On missing the Maldives Invitational: “It
was a string of fucking…okay…it’s partially my fault. I
was moving out of my place, I was hotel hopping, I had all my
fucking stuff in storage, a car full of shit, and I got my boards
sent to a friend’s place in Venice. As I was driving up there, I
grabbed all my stuff. And I open it all up and I’ve only got a
double board bag. It was, like, shit, crunch time. Plane to catch.
I needed to open up the bag, go boom, boom, boom. Oh my
fucking god. This is not going to work.
“I get a taxi to the airport, my luggage is in the back. The
driver gets into me for going so short a distance. A twenty-buck
fare. He’s mumbling shit. Want me to get out? Right
before we get out he tells me he’s from Ethiopia da da da.
Whatever, all good, he’s talking, talking as I get out and then he
takes off with all my luggage. Are you fucking kidding me? So I
Uber back to the taxi bull pen. Eight lines. Fifty cars. They’re
all yelling at each other. And I tell ’em, one of your taxi guys
has my shit, the Ethiopian dude. The guy there says there’s so many
cars and so many different races and I’m standing there going fuck,
fuck, fuck. Then, because my iPad was in one of the bags, I tracked
it to Hollywood. I go to my car and I’m flying towards Hollywood
where this fucker is and then he comes back to the bull pen, turns
off my iPad, but I’m already back there. I’ve fucking got him. The
motherfucker. I tell him, what’s up motherfucker! You
turned off my iPad! He said he didn’t know whose it
was. (The trip) just wasn’t meant to be.
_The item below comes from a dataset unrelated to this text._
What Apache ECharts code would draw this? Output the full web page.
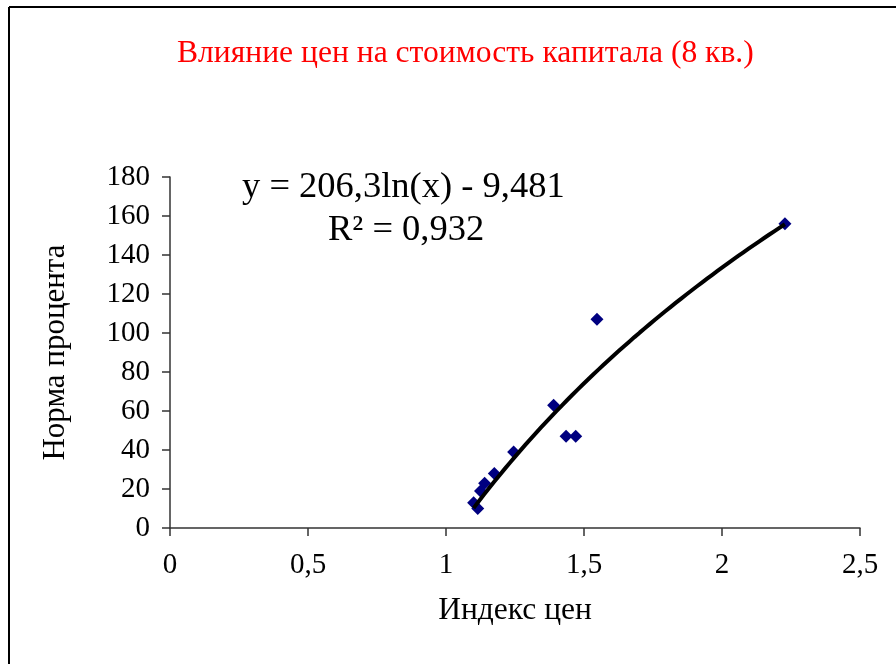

It sucked. Those
stories seem outrageous don’t they? I wouldn’t believe it if
someone told me.”
On a hypothetical death row
scenario: “This is a fucking great topic. How’d I get
caught? I wouldn’t. If you know you’re going to end up on death
row, you’re fucked, so you might as well go on a killing spree,
killing your estranged wife’s lover first. So you kill him, chop
him up, pack up all your ammo and guns and go down the street and
take the bank down, take down the squadron of police and go until
you get killed so you don’t make it to death row. You go out in a
blaze of glory, chopping down fucking everybody in your sight.”
On joining the WQS at thirty five: “I
definitely want to win something. Oh fuck yeah.”
Bruce Irons was the best free surfer in the world between 2004
and 2005, just before Dane Reynolds stepped out from behind the
Rincon curtain.
This movie, which was made at Bruce’s peak by his then
“lifetime” sponsor Volcom, is instructive ’cause no one under
twenty-five knows who Bruce Irons is anymore.
And people should talk about Bruce. He’s a gas.